There was no private property according to Soviet law which was in effect in both Armenia and Azerbaijan during the pogroms and expulsions, he said.
“Formally, the majority of the housing stock was owned by the government while a much smaller portion was owned by cooperative and collective farm organizations.
“There was very little about ‘personal property’ in Soviet legislation. Of course, this does not rule out the question of possible compensation, but significantly complicates the legal procedures and financial evaluation.
“The Armenian refugees from Azerbaijan and Azerbaijani refugees from Armenia had no access to privatization in these countries during the years of independence,” the lawyer noted.
“Innocent refugees on both sides are hostage to the aggressive, historically and politically blind, irresponsible actions of the Armenian leadership,” Gadirli stated.
“The situation itself, generated by the war and subsequent occupation of Azerbaijani territory and complicated by the protracted negotiating process, makes the question of compensation inappropriate.”
According to the lawyer, the Azerbaijani side has no unilateral legal commitment to pay compensation for damage to Armenian refugees.
“Most Armenians sold or exchanged their flats before they left Azerbaijan. Certainly, had it not been for the conflict, they would never have left Azerbaijan. In this sense, it is possible to say that they were obliged to leave. But their departure with the sale and exchange of property makes the compensation issue not relevant.
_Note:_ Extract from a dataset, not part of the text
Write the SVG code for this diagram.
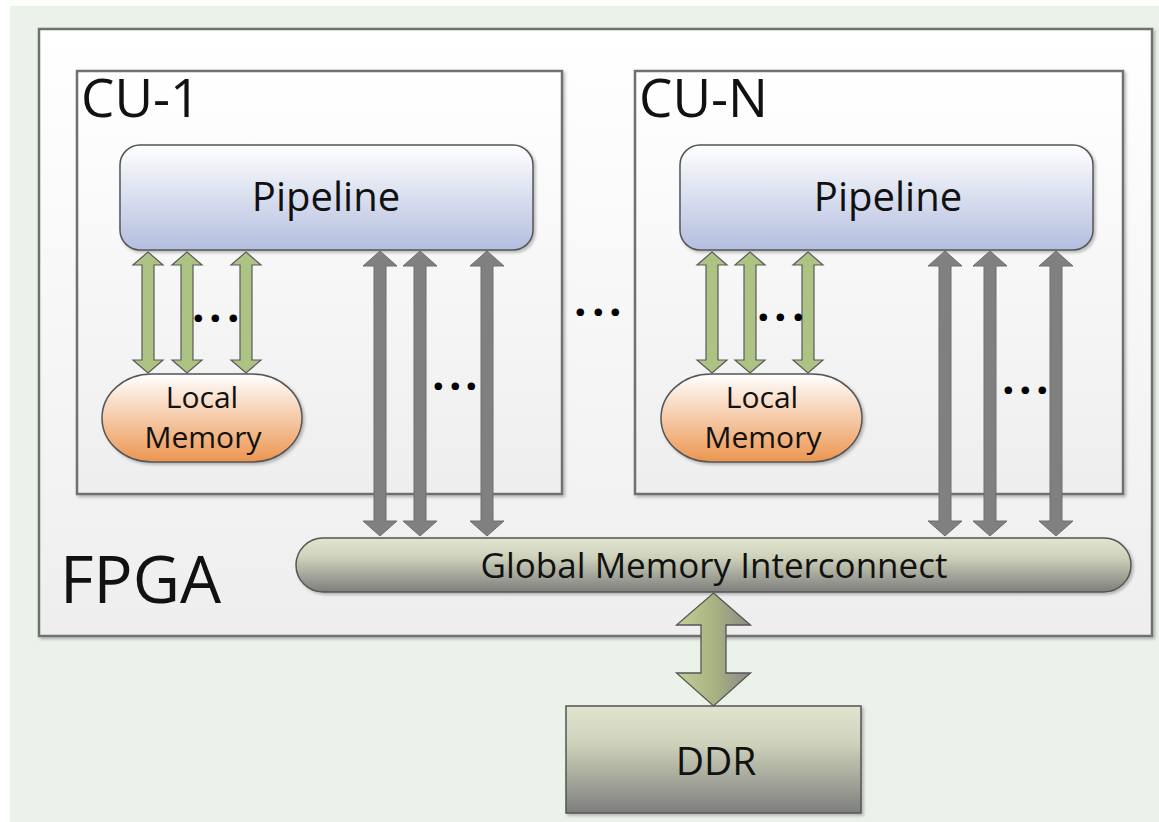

“It is more difficult with those who really fell victim to pogroms and persecution. But their problem is based on the overall context of the conflict. The conflict is not between private citizens or groups from whom the state has to secure its citizens. The conflict is between states. And this conflict, despite inflicted stereotypes, is not ethnic but territorial.
“Civil law differentiates between principal and secondary notions. Secondary ones always follow the principal. In relation to real estate, land is the principal notion and a house on it is secondary. In analogy with civil law it is possible to say that the secondary issue can have no solution before the principal issue – the issue of land has been solved,” he said.
Gadirli also said that any attempts to view this important and sensitive humanitarian problem as an opportunity for compensation for damages suffered by the refugees means taking the problem beyond the overall boundaries of the conflict settlement.
“Since the conflict is directly between the states, the settlement of this problem can only be mutual. We should not forget that the context of the conflict is much wider than the frontal zone. The situation of Armenian refugees from Azerbaijan cannot be viewed in isolation from the situation of Azerbaijani refugees from Armenia, as well as the occupied part of Azerbaijan, including Nagorno-Karabakh.
“Thus, no party bears unilateral legal commitments. A serious attitude to the problem must be developed from the clear and mutually acceptable conditions of a final peace agreement between Azerbaijan and Armenia, rather than run ahead of the terms,” Gadirli said.